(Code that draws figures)

○ ○ ○ ○ ○

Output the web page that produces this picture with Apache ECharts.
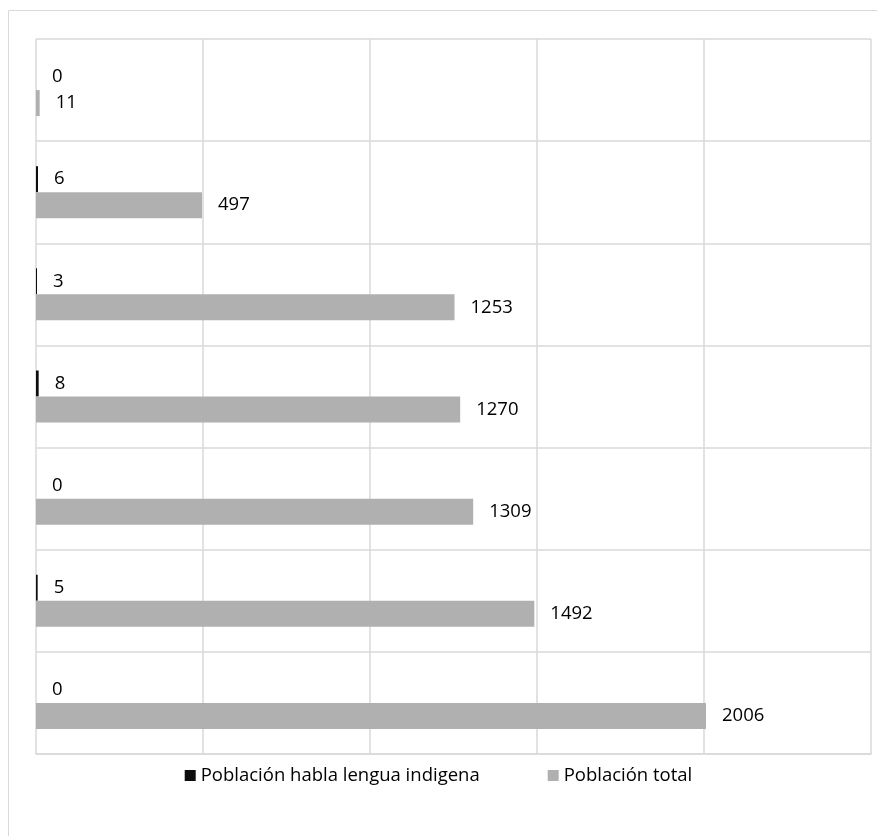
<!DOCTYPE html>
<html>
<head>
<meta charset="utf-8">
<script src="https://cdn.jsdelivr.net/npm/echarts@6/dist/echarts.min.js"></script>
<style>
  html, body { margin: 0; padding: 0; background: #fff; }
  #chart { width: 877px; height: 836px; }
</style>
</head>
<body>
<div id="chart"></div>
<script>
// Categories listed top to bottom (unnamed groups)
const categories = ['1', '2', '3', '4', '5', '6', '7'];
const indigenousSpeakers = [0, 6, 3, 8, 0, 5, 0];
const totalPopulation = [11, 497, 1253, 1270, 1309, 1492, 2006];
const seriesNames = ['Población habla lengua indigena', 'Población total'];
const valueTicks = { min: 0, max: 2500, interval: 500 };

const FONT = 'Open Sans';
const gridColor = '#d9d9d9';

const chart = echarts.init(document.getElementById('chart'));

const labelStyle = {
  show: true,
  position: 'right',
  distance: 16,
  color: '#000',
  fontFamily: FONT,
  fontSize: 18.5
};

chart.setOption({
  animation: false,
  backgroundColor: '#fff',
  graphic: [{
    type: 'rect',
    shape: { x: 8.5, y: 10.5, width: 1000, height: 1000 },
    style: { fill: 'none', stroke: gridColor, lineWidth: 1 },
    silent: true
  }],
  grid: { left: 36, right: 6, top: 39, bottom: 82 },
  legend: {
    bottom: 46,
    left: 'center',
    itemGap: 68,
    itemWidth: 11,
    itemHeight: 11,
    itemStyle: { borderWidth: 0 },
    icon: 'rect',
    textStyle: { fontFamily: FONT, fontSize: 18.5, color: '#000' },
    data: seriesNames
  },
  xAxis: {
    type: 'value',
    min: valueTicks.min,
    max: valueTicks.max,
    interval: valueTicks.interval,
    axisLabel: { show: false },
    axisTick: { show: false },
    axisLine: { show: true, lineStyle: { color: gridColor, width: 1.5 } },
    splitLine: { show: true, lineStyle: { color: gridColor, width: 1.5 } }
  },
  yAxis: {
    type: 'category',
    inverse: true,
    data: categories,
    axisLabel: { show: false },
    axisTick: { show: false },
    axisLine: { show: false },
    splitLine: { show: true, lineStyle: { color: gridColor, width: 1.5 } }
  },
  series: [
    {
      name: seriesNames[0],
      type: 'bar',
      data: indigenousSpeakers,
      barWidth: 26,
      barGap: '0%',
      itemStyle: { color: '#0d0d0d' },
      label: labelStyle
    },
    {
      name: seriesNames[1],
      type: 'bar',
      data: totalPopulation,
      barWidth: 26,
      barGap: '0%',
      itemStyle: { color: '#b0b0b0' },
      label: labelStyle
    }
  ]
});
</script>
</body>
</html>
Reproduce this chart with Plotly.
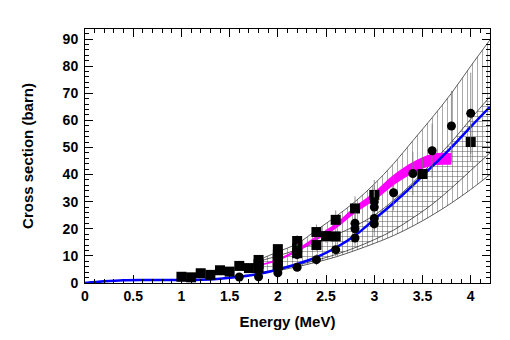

○ ○ ○ ○ ○

What is being asked: Without the pictures, output the full listing exactly as it stands.

Finished task:
Output the web page that produces this picture with Apache ECharts.
<!DOCTYPE html>
<html>
<head>
<meta charset="utf-8">
<script src="https://cdn.jsdelivr.net/npm/echarts@6/dist/echarts.min.js"></script>
<style>
  html, body { margin: 0; padding: 0; background: #fff; }
  #chart { width: 877px; height: 836px; }
</style>
</head>
<body>
<div id="chart"></div>
<script>
// Categories listed top to bottom (unnamed groups)
const categories = ['1', '2', '3', '4', '5', '6', '7'];
const indigenousSpeakers = [0, 6, 3, 8, 0, 5, 0];
const totalPopulation = [11, 497, 1253, 1270, 1309, 1492, 2006];
const seriesNames = ['Población habla lengua indigena', 'Población total'];
const valueTicks = { min: 0, max: 2500, interval: 500 };

const FONT = 'Open Sans';
const gridColor = '#d9d9d9';

const chart = echarts.init(document.getElementById('chart'));

const labelStyle = {
  show: true,
  position: 'right',
  distance: 16,
  color: '#000',
  fontFamily: FONT,
  fontSize: 18.5
};

chart.setOption({
  animation: false,
  backgroundColor: '#fff',
  graphic: [{
    type: 'rect',
    shape: { x: 8.5, y: 10.5, width: 1000, height: 1000 },
    style: { fill: 'none', stroke: gridColor, lineWidth: 1 },
    silent: true
  }],
  grid: { left: 36, right: 6, top: 39, bottom: 82 },
  legend: {
    bottom: 46,
    left: 'center',
    itemGap: 68,
    itemWidth: 11,
    itemHeight: 11,
    itemStyle: { borderWidth: 0 },
    icon: 'rect',
    textStyle: { fontFamily: FONT, fontSize: 18.5, color: '#000' },
    data: seriesNames
  },
  xAxis: {
    type: 'value',
    min: valueTicks.min,
    max: valueTicks.max,
    interval: valueTicks.interval,
    axisLabel: { show: false },
    axisTick: { show: false },
    axisLine: { show: true, lineStyle: { color: gridColor, width: 1.5 } },
    splitLine: { show: true, lineStyle: { color: gridColor, width: 1.5 } }
  },
  yAxis: {
    type: 'category',
    inverse: true,
    data: categories,
    axisLabel: { show: false },
    axisTick: { show: false },
    axisLine: { show: false },
    splitLine: { show: true, lineStyle: { color: gridColor, width: 1.5 } }
  },
  series: [
    {
      name: seriesNames[0],
      type: 'bar',
      data: indigenousSpeakers,
      barWidth: 26,
      barGap: '0%',
      itemStyle: { color: '#0d0d0d' },
      label: labelStyle
    },
    {
      name: seriesNames[1],
      type: 'bar',
      data: totalPopulation,
      barWidth: 26,
      barGap: '0%',
      itemStyle: { color: '#b0b0b0' },
      label: labelStyle
    }
  ]
});
</script>
</body>
</html>
Reproduce this chart with Plotly.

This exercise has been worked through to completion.